-- Begin Source material --

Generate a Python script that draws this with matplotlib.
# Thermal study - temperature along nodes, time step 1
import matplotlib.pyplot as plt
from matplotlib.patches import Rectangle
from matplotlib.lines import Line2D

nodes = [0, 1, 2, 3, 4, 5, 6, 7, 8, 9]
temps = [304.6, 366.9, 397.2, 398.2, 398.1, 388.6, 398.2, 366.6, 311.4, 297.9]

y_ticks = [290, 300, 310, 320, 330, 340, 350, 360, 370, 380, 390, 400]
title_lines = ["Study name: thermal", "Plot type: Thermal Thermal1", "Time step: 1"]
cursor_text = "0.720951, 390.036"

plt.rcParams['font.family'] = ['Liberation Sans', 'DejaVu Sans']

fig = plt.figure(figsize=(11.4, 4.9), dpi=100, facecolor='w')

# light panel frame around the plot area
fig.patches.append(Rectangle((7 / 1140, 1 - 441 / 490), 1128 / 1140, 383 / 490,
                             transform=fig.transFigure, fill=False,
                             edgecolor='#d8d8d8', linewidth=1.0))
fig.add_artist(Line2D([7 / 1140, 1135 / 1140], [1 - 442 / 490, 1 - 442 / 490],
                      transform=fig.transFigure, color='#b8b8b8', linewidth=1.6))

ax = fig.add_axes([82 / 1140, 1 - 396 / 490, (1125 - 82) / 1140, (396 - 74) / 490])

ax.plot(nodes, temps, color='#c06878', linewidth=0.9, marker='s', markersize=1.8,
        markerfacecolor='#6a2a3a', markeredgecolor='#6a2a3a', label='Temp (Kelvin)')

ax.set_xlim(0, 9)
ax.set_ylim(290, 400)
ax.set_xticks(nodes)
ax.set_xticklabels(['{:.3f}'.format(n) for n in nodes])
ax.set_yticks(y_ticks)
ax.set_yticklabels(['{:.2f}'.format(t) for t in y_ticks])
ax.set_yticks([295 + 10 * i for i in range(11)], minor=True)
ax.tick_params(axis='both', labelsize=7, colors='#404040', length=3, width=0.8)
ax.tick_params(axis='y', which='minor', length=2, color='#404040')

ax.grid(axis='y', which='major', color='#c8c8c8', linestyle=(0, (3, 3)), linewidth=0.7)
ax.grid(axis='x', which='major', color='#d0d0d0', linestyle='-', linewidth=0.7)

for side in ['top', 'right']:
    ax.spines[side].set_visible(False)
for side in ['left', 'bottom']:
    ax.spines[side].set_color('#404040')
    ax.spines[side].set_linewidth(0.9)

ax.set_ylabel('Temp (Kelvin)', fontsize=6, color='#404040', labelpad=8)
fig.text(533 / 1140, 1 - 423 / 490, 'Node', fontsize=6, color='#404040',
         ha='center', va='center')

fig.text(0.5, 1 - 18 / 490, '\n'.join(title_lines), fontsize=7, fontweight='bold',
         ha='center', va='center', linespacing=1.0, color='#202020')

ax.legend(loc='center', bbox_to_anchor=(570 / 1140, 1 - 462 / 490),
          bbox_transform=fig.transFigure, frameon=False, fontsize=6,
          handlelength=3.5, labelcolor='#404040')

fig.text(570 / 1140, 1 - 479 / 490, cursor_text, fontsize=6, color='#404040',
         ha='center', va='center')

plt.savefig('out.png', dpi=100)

-- End Source material --

(What the task requires) Quote each line of the data above exactly as written.

(Result)
Generate a Python script that draws this with matplotlib.
# Thermal study - temperature along nodes, time step 1
import matplotlib.pyplot as plt
from matplotlib.patches import Rectangle
from matplotlib.lines import Line2D

nodes = [0, 1, 2, 3, 4, 5, 6, 7, 8, 9]
temps = [304.6, 366.9, 397.2, 398.2, 398.1, 388.6, 398.2, 366.6, 311.4, 297.9]

y_ticks = [290, 300, 310, 320, 330, 340, 350, 360, 370, 380, 390, 400]
title_lines = ["Study name: thermal", "Plot type: Thermal Thermal1", "Time step: 1"]
cursor_text = "0.720951, 390.036"

plt.rcParams['font.family'] = ['Liberation Sans', 'DejaVu Sans']

fig = plt.figure(figsize=(11.4, 4.9), dpi=100, facecolor='w')

# light panel frame around the plot area
fig.patches.append(Rectangle((7 / 1140, 1 - 441 / 490), 1128 / 1140, 383 / 490,
                             transform=fig.transFigure, fill=False,
                             edgecolor='#d8d8d8', linewidth=1.0))
fig.add_artist(Line2D([7 / 1140, 1135 / 1140], [1 - 442 / 490, 1 - 442 / 490],
                      transform=fig.transFigure, color='#b8b8b8', linewidth=1.6))

ax = fig.add_axes([82 / 1140, 1 - 396 / 490, (1125 - 82) / 1140, (396 - 74) / 490])

ax.plot(nodes, temps, color='#c06878', linewidth=0.9, marker='s', markersize=1.8,
        markerfacecolor='#6a2a3a', markeredgecolor='#6a2a3a', label='Temp (Kelvin)')

ax.set_xlim(0, 9)
ax.set_ylim(290, 400)
ax.set_xticks(nodes)
ax.set_xticklabels(['{:.3f}'.format(n) for n in nodes])
ax.set_yticks(y_ticks)
ax.set_yticklabels(['{:.2f}'.format(t) for t in y_ticks])
ax.set_yticks([295 + 10 * i for i in range(11)], minor=True)
ax.tick_params(axis='both', labelsize=7, colors='#404040', length=3, width=0.8)
ax.tick_params(axis='y', which='minor', length=2, color='#404040')

ax.grid(axis='y', which='major', color='#c8c8c8', linestyle=(0, (3, 3)), linewidth=0.7)
ax.grid(axis='x', which='major', color='#d0d0d0', linestyle='-', linewidth=0.7)

for side in ['top', 'right']:
    ax.spines[side].set_visible(False)
for side in ['left', 'bottom']:
    ax.spines[side].set_color('#404040')
    ax.spines[side].set_linewidth(0.9)

ax.set_ylabel('Temp (Kelvin)', fontsize=6, color='#404040', labelpad=8)
fig.text(533 / 1140, 1 - 423 / 490, 'Node', fontsize=6, color='#404040',
         ha='center', va='center')

fig.text(0.5, 1 - 18 / 490, '\n'.join(title_lines), fontsize=7, fontweight='bold',
         ha='center', va='center', linespacing=1.0, color='#202020')

ax.legend(loc='center', bbox_to_anchor=(570 / 1140, 1 - 462 / 490),
          bbox_transform=fig.transFigure, frameon=False, fontsize=6,
          handlelength=3.5, labelcolor='#404040')

fig.text(570 / 1140, 1 - 479 / 490, cursor_text, fontsize=6, color='#404040',
         ha='center', va='center')

plt.savefig('out.png', dpi=100)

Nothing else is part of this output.